▶ _GIVEN INFORMATION_:

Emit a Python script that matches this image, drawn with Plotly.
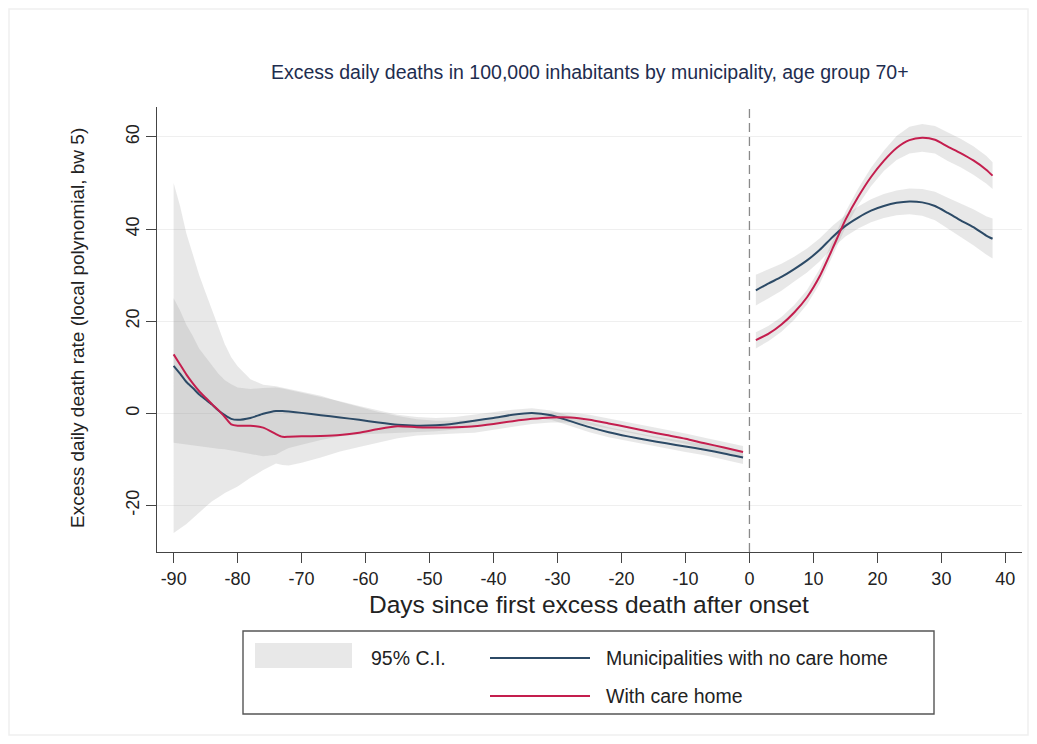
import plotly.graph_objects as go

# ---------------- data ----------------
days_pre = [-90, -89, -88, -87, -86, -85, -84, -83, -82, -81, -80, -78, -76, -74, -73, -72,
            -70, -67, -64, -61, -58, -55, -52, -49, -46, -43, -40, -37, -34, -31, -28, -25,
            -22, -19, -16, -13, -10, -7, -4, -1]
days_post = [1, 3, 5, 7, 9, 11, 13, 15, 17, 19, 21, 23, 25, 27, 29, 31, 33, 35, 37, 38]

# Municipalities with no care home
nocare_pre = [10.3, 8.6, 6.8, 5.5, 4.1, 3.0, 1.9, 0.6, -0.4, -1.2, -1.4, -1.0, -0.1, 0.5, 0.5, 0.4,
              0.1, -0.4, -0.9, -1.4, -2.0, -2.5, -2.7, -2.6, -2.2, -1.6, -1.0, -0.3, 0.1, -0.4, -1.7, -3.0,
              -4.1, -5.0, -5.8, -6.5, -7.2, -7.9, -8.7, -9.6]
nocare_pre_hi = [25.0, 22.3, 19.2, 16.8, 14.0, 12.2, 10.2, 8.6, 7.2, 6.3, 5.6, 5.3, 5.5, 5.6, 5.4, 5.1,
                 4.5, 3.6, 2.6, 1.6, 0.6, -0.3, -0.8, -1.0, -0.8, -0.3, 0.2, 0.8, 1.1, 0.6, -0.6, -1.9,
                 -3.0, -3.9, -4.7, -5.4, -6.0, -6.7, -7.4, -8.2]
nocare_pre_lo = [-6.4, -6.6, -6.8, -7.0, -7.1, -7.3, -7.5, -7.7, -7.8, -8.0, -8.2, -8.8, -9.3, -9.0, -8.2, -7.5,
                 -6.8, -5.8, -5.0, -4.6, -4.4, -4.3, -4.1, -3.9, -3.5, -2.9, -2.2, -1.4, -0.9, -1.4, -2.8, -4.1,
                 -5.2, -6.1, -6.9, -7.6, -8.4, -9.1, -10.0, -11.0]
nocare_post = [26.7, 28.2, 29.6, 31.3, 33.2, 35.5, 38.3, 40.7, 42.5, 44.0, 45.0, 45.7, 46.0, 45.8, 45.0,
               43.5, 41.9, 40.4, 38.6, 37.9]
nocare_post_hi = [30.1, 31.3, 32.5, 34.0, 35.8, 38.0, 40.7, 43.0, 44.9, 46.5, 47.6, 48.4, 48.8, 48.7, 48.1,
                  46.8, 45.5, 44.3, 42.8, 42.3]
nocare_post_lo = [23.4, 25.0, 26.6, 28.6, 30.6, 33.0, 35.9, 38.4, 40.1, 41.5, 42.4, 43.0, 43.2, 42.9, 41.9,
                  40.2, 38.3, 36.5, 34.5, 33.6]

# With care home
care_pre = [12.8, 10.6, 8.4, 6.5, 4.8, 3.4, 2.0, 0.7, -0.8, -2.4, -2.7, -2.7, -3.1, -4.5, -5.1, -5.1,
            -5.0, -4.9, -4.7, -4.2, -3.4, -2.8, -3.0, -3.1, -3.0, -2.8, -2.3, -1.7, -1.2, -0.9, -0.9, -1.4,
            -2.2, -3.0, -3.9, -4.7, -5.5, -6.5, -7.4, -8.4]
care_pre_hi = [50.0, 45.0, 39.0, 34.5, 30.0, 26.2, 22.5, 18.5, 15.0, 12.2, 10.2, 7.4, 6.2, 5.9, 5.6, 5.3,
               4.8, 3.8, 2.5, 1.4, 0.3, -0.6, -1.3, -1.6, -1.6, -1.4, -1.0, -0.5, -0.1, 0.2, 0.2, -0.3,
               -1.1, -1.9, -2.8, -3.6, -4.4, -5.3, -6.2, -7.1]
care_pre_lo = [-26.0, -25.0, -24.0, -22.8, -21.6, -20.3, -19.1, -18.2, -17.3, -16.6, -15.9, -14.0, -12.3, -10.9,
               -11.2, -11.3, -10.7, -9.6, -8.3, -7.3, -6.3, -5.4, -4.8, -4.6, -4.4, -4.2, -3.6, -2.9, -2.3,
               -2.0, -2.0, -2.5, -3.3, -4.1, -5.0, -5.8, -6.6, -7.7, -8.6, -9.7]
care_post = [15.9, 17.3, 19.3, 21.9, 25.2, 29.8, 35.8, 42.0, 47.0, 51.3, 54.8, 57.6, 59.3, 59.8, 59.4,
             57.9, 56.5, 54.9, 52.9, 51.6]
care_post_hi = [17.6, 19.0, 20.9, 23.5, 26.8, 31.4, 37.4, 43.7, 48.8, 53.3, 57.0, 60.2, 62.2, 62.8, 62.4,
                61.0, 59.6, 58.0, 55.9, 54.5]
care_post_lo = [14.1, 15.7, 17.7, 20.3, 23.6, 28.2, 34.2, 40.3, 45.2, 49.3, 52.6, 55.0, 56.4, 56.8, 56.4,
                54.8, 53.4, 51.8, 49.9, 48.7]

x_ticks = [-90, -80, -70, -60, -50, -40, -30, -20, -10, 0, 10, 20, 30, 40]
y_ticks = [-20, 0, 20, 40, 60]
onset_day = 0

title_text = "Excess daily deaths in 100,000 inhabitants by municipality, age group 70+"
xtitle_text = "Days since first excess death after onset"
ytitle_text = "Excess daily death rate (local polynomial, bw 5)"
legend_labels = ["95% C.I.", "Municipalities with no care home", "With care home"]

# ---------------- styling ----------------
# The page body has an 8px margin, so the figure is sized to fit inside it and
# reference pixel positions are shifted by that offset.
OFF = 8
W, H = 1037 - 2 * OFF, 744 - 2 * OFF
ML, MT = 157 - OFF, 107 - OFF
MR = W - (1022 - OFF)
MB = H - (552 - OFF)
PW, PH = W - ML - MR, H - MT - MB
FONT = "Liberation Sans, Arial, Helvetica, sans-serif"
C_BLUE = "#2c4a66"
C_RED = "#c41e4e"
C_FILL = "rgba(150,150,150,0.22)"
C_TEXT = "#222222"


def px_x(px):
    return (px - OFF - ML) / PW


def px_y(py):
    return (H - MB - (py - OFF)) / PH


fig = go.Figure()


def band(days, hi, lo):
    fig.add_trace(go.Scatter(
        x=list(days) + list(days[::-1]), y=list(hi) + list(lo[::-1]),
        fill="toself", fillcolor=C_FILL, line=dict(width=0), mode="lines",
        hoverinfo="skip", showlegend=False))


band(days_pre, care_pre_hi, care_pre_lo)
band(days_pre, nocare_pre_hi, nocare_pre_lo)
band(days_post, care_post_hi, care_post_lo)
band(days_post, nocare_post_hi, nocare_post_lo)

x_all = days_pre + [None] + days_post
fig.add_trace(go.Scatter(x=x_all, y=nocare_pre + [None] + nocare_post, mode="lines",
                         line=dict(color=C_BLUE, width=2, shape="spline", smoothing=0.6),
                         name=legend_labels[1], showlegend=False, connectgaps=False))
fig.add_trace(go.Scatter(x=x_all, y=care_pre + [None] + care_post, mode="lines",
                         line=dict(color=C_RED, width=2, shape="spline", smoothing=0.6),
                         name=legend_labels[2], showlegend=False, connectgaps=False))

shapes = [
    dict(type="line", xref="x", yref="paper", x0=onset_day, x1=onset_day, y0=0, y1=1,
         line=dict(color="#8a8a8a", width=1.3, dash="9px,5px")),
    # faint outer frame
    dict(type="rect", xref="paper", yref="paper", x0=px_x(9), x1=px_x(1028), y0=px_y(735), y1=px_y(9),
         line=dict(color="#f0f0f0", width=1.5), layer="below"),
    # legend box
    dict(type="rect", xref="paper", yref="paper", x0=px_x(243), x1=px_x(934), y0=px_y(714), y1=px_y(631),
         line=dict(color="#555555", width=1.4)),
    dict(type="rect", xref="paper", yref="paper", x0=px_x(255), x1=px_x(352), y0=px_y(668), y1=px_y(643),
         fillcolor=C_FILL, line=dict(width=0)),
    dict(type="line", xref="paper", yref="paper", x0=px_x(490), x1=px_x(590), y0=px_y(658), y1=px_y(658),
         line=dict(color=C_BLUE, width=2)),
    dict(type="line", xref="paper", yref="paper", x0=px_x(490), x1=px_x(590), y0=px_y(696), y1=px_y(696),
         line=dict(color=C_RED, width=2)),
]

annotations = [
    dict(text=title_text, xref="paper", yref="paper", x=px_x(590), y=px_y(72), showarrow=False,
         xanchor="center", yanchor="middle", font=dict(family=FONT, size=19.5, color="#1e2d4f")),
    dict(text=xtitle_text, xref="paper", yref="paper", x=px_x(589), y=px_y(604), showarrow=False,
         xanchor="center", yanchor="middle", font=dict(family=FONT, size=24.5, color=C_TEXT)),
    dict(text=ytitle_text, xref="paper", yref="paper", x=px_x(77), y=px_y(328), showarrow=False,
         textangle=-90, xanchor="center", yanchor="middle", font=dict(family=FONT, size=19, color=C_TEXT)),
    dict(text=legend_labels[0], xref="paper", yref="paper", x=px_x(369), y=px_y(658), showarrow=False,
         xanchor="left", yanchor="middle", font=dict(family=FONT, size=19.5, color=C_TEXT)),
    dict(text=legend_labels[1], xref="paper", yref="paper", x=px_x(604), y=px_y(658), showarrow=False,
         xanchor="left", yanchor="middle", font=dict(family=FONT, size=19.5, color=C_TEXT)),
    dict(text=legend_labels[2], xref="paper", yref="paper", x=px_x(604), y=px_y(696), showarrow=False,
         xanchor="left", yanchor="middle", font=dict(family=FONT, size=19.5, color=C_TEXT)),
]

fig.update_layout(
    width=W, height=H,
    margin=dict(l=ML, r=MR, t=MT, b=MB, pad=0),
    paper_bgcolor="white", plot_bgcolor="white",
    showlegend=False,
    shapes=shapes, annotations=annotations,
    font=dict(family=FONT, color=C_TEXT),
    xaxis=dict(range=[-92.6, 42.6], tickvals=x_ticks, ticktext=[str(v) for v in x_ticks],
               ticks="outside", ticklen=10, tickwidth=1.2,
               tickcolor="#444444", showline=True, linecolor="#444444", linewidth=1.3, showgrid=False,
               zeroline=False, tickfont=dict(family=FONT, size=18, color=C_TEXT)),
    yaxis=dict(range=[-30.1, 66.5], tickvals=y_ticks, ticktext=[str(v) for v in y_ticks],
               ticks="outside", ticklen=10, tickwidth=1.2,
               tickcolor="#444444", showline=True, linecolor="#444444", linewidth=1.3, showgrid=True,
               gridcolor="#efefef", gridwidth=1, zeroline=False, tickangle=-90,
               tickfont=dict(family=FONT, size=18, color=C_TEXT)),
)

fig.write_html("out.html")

▶ _EXERCISE REQUIREMENTS_: Everything from the first line to the line with "35, 37, 38]" must be repeated exactly, and nothing else. Leave the pictures out.

▶ _ANSWER BELOW_:
Emit a Python script that matches this image, drawn with Plotly.
import plotly.graph_objects as go

# ---------------- data ----------------
days_pre = [-90, -89, -88, -87, -86, -85, -84, -83, -82, -81, -80, -78, -76, -74, -73, -72,
            -70, -67, -64, -61, -58, -55, -52, -49, -46, -43, -40, -37, -34, -31, -28, -25,
            -22, -19, -16, -13, -10, -7, -4, -1]
days_post = [1, 3, 5, 7, 9, 11, 13, 15, 17, 19, 21, 23, 25, 27, 29, 31, 33, 35, 37, 38]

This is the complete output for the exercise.